Part II, c. 1, § 3, art. 10, of the Massachusetts Constitution provides in part, "The house of representatives shall ... appoint their own officers, and settle the rules and orders of proceeding in their own house."
[6] Those States which do not employ chaplains rely on paid or volunteer rotating clergy, or in a few cases on legislators or legislative staff to offer the prayer. Joint exhibit A.
[7] The issue of the constitutionality of the legislative chaplains employed by the United States Congress was raised in Elliot v. White, 23 F.2d 997 (D.C. Cir.1928). However, the plaintiff's complaint in that case was dismissed, without any consideration of the merits, on the ground that under Massachusetts v. Mellon, 262 U.S. 447 (1923), the plaintiff (as a taxpayer) had no standing to bring the complaint. General Laws c. 29, § 63, provides the necessary standing for the plaintiffs here.
[8] The First Amendment to the United States Constitution is made applicable to the States by the Fourteenth Amendment. Murdock v. Pennsylvania, 319 U.S. 105, 108 (1943).
[9] In his Detached Memoranda, published after his retirement from the presidency, Madison wrote: "Is the appointment of Chaplains to the two Houses of Congress consistent with the Constitution, and with the pure principle of religious freedom?
"In strictness the answer on both points must be in the negative. The Constitution of the United States forbids everything like an establishment of a national religion. The law appointing Chaplains establishes a religious worship for the national representatives, to be performed by Ministers of religion, elected by a majority of them; and these are to be paid out of the national taxes. Does not this involve the principle of a national establishment, applicable to a provision for a religious worship for the Constituent as well as of the representative Body, approved by the majority, and conducted by Ministers of religion paid by the entire nation." Quoted in A.P. Stokes & L. Pfeffer, Church and State in the United States 481 (rev. ed. 1964).

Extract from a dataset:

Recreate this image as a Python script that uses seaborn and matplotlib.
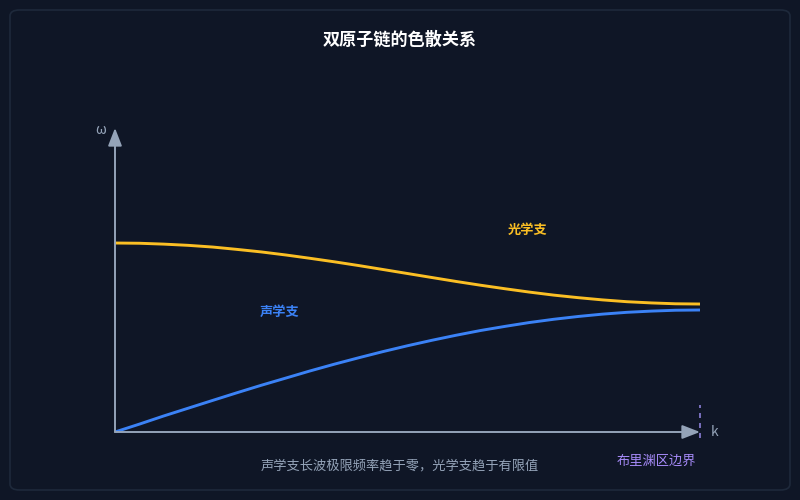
import matplotlib
matplotlib.use("Agg")
import matplotlib.pyplot as plt
import seaborn as sns
import pandas as pd
from matplotlib.patches import FancyBboxPatch

# Style
sns.set_theme(style="dark")
plt.rcParams["font.family"] = ["Noto Sans CJK SC", "DejaVu Sans"]

bg = "#0f1626"

# Data (k in units of pi/a, omega in units of the acoustic max at the zone boundary)
k_vals = [0.0, 0.042, 0.083, 0.125, 0.167, 0.208, 0.25, 0.292, 0.333, 0.375, 0.417, 0.458,
          0.5, 0.542, 0.583, 0.625, 0.667, 0.708, 0.75, 0.792, 0.833, 0.875, 0.917, 0.958, 1.0]
omega_acoustic = [0.0, 0.065, 0.131, 0.195, 0.259, 0.321, 0.383, 0.442, 0.500, 0.556, 0.609,
                  0.659, 0.707, 0.752, 0.793, 0.832, 0.866, 0.897, 0.924, 0.947, 0.966, 0.981,
                  0.991, 0.998, 1.0]
omega_optical = [1.549, 1.547, 1.540, 1.530, 1.516, 1.497, 1.476, 1.451, 1.424, 1.395, 1.364,
                 1.332, 1.299, 1.266, 1.234, 1.203, 1.174, 1.147, 1.122, 1.101, 1.083, 1.068,
                 1.058, 1.051, 1.049]

df = pd.DataFrame({"k": k_vals, "acoustic": omega_acoustic, "optical": omega_optical})

fig = plt.figure(figsize=(8, 5), dpi=100, facecolor=bg)

# rounded panel, behind the axes
panel = FancyBboxPatch((10 / 800, 10 / 500), 780 / 800, 480 / 500,
                       boxstyle="round,pad=0,rounding_size=0.012",
                       transform=fig.transFigure, facecolor=bg,
                       edgecolor="#1e293b", linewidth=1.2, zorder=-5)
fig.patches.append(panel)

ax = fig.add_axes([115 / 800, 68 / 500, 585 / 800, 304 / 500])
ax.set_zorder(2)
ax.set_facecolor("none")
ax.set_xlim(0, 1)
ax.set_ylim(0, 304 / 122)
ax.axis("off")

sns.lineplot(data=df, x="k", y="optical", ax=ax, color="#fbbf24", linewidth=2.1)
sns.lineplot(data=df, x="k", y="acoustic", ax=ax, color="#3b82f6", linewidth=2.1)

# axes with arrows
axis_col = "#94a3b8"
arrow = dict(arrowstyle="-|>,head_length=0.9,head_width=0.35", color=axis_col, lw=1.4,
             shrinkA=0, shrinkB=0)
ax.annotate("", xy=(0, 1), xytext=(0, 0), xycoords="axes fraction",
            arrowprops=arrow, annotation_clip=False)
ax.annotate("", xy=(1, 0), xytext=(0, 0), xycoords="axes fraction",
            arrowprops=arrow, annotation_clip=False)
ax.text(-0.025, 0.995, "ω", transform=ax.transAxes, color=axis_col, fontsize=10,
        ha="center", va="center")
ax.text(1.025, 0.0, "k", transform=ax.transAxes, color=axis_col, fontsize=10,
        ha="center", va="center")

# Brillouin zone boundary
ax.plot([1, 1], [-0.05, 0.22], color="#8b7fd8", lw=1.2, ls=(0, (3, 3)), clip_on=False)
ax.text(0.925, -0.095, "布里渊区边界", transform=ax.transAxes, color="#a78bfa",
        fontsize=9.5, ha="center", va="center")

# branch labels
ax.text(0.705, 0.665, "光学支", transform=ax.transAxes, color="#fbbf24",
        fontsize=9.5, fontweight="bold", ha="center", va="center")
ax.text(0.282, 0.395, "声学支", transform=ax.transAxes, color="#3b82f6",
        fontsize=9.5, fontweight="bold", ha="center", va="center")

fig.text(0.5, 1 - 40 / 500, "双原子链的色散关系", color="white", fontsize=12.3,
         fontweight="bold", ha="center", va="center")
fig.text(0.5, 1 - 466 / 500, "声学支长波极限频率趋于零，光学支趋于有限值",
         color=axis_col, fontsize=9.5, ha="center", va="center")

fig.savefig("out.png", dpi=100, facecolor=bg)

[10] Prior to 1833, art. 3 read in pertinent part, "[T]he legislature shall, from time to time, authorize and require, the several towns, parishes, precincts, and other bodies politic, or religious societies, to make suitable provision, at their own expense, for the institution of the public worship of GOD, and for support and maintenance of public Protestant teachers of piety, religion, and morality...."
[11] Statute 1858, c. 2, "An Act to regulate the compensation of members, officers and attendants of the legislature," provided that an annual salary of $200 be paid to "the chaplains of the senate and house of representatives." Id. § 6. This statute, amended in 1872, 1879, 1913, 1920, and 1948, is the predecessor to G.L.c. 3, § 14
[12] But cf. James Madison's views on the equal protection issue in his Detached Memoranda, supra note 9: "The establishment of the Chaplainship to Congress is a palpable violation of equal rights, as well as of Constitutional principles: The tenets of the chaplains elected [by the majority] shut the door of worship against the members whose creeds and consciences forbid a participation in that of the majority. To say nothing of other sects, this is the case with that of Roman Catholics and Quakers who have always had members in one or both of the Legislative branches. Could a Catholic clergyman ever hope to be appointed a Chaplain? To say that his religious principles are obnoxious or that his sect is small, is to lift the evil at once and exhibit in its naked deformity the doctrine that religious truth is to be tested by numbers, or that the major sects have a right to govern the minor." A.P. Stokes & L. Pfeffer, Church and State in the United States 481-482 (rev. ed. 1964).